Once the BERT parameters are learned in the fine-tuning step, the texts feed the model again to obtain the new vectors for each token. These vectors are obtained by the condensation of the pattern of each head in each BERT layer as Eq. 3, where h is the number of heads in the layers, i.e., the output of all heads is first concatenated and then projected to a new space by multiplying by a matrix W, which is also fitted in the training step.
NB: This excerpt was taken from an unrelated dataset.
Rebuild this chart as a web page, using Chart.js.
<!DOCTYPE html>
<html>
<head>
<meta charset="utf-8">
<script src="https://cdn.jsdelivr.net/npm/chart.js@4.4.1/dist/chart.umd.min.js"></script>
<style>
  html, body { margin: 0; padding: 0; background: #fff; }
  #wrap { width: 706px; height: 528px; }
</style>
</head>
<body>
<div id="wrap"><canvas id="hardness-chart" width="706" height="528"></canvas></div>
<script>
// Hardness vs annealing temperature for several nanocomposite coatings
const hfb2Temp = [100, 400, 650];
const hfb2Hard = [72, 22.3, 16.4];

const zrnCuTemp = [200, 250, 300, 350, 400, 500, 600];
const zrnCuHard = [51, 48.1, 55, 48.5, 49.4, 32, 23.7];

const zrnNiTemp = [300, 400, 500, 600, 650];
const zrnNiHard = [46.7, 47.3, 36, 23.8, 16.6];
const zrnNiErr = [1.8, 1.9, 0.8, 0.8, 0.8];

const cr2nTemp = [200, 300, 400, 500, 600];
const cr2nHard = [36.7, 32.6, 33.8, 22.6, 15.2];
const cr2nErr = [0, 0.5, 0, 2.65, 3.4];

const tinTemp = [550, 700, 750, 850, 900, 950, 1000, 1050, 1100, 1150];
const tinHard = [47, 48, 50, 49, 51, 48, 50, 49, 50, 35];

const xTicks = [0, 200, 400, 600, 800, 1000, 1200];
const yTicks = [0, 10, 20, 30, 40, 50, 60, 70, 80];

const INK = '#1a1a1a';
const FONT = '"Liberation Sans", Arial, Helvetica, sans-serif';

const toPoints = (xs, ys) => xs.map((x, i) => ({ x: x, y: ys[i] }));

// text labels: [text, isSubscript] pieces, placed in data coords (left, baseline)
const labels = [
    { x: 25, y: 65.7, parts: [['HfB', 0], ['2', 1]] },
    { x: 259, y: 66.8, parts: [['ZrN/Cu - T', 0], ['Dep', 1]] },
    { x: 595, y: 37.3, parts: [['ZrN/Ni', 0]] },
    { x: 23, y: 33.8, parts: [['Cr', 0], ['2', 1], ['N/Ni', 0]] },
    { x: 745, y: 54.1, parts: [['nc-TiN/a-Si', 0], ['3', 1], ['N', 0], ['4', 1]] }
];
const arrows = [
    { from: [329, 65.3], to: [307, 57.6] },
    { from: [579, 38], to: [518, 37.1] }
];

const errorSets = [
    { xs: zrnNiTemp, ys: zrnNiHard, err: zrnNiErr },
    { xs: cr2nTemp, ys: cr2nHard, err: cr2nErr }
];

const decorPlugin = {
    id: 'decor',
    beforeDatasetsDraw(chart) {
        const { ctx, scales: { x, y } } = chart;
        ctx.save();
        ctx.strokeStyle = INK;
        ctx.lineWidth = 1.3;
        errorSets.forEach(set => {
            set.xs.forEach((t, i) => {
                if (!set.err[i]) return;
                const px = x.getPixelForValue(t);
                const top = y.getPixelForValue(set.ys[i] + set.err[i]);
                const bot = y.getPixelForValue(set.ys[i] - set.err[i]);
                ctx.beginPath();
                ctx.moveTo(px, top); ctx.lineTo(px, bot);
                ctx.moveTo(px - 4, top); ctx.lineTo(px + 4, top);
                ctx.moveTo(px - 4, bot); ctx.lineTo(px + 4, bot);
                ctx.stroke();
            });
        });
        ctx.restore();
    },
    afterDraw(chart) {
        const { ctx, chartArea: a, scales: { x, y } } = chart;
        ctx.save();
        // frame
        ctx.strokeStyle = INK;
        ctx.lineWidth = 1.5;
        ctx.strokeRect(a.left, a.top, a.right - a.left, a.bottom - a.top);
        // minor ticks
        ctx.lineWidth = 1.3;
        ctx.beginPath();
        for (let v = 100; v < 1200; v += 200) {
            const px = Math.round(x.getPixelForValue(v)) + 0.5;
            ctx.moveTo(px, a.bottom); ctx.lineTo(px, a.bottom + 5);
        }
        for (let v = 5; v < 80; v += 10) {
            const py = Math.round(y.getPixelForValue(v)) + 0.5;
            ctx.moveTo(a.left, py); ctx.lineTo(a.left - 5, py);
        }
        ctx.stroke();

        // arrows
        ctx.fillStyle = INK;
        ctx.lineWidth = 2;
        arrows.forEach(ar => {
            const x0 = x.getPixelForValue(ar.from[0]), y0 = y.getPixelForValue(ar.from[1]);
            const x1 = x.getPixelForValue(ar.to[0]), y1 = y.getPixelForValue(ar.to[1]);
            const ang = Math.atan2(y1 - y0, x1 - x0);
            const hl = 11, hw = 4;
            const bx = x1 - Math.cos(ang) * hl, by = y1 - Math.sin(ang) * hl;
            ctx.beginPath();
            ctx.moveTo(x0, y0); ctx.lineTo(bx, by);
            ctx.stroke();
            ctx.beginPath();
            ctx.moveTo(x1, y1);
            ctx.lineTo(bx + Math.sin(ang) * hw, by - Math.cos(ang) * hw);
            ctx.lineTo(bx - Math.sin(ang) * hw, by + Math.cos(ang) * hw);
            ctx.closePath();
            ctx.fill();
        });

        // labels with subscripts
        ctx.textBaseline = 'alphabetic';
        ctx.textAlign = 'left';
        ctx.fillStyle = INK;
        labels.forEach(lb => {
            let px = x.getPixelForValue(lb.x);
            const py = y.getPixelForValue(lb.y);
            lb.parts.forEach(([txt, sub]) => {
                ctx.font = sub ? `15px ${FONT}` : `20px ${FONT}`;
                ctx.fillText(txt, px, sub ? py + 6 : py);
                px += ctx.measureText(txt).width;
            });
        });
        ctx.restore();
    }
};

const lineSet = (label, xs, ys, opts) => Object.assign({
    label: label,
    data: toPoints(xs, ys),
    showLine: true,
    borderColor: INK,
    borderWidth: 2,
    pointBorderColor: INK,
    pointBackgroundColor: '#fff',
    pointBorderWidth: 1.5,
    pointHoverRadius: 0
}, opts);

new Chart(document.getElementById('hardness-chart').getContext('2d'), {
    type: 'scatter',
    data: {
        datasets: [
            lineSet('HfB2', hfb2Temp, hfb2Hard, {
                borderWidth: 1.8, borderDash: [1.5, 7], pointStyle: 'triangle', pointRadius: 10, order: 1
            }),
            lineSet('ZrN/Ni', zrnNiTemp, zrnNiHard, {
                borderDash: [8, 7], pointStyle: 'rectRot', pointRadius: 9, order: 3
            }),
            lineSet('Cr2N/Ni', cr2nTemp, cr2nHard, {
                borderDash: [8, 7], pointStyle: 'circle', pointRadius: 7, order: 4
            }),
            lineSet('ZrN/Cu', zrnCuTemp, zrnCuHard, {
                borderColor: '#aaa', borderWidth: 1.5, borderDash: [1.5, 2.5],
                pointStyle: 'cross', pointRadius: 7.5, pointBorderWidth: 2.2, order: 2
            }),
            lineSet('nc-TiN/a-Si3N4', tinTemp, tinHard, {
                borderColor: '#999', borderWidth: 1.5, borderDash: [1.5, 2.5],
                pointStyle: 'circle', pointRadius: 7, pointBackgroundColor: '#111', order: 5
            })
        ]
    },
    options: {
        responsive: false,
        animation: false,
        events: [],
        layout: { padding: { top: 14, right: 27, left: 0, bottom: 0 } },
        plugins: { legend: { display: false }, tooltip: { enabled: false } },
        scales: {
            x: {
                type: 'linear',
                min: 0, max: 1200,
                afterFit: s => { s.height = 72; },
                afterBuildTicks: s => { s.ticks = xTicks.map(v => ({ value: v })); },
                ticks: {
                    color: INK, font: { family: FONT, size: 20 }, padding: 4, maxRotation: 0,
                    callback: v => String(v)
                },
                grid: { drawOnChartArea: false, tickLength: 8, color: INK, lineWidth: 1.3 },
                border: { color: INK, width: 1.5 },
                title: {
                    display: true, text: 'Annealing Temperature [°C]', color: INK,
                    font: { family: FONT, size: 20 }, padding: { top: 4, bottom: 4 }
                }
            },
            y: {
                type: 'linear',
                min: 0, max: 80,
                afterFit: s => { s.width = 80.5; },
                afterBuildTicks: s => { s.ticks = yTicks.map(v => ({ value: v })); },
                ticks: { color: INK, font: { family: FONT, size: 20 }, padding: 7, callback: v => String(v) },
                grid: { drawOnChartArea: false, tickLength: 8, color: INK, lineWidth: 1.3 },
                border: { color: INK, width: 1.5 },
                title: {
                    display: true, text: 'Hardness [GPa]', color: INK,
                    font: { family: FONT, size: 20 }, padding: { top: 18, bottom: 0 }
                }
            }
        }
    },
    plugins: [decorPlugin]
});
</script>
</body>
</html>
$$\begin{array}{cc}\mathrm{MHA}=Concat(Head_1,...,Head_h)W,&i=\overline{1,h}\end{array}$$
(3)

For our method, we use only the attention values Attentioni of each head i in a layer. Specifically, we use the sum of the values of all the heads as Eq. 4.

$$A=\sum_{1}^{h}{Attention}^{i}$$
(4)

As a result, we obtain a matrix \(A\in {\mathcal{M}}_{\left|\mathcal{T}\right|}\)(ℝ) with the relationship of relevance (attention) between pairs of words. Where \(\mathcal{T}\) is the set of the words, \(\left|\cdot\right|\) denotes the size of a set and \({\mathcal{M}}_{n}\)(ℝ) represents the set of square matrices of size n with inputs in the field ℝ.

  1. (3)

    Section 4.1: Attention from BERT

Before:

Moreover, let \({A}_{t}\) be the attention matrix obtained given t, that is \({A}_{t}\) = MHA for t.

After:

Moreover, let \({A}_{t}\) be the attention matrix obtained given t.

  1. (4)

    Section 5.1: Results

Before:

In Table 1, the names of the columns mistakenly reference bibliographies that are not related.

After:

No reference bibliographies in Table 1.

3 Impact of correction

These clarifications aim to improve the accessibility and comprehensibility of the proposed method, thereby enhancing the utility of the research findings for the scientific community. By addressing the identified shortcomings in the methodological description, we strive to ensure the accuracy and clarity of the published work.

4 Conclusion

This erratum article serves to rectify the lack of clarity in the description of the proposed method in the original paper. We apologize for any confusion caused by the oversight and appreciate the opportunity to clarify and enhance the understanding of our research methodology.

The original article has been corrected.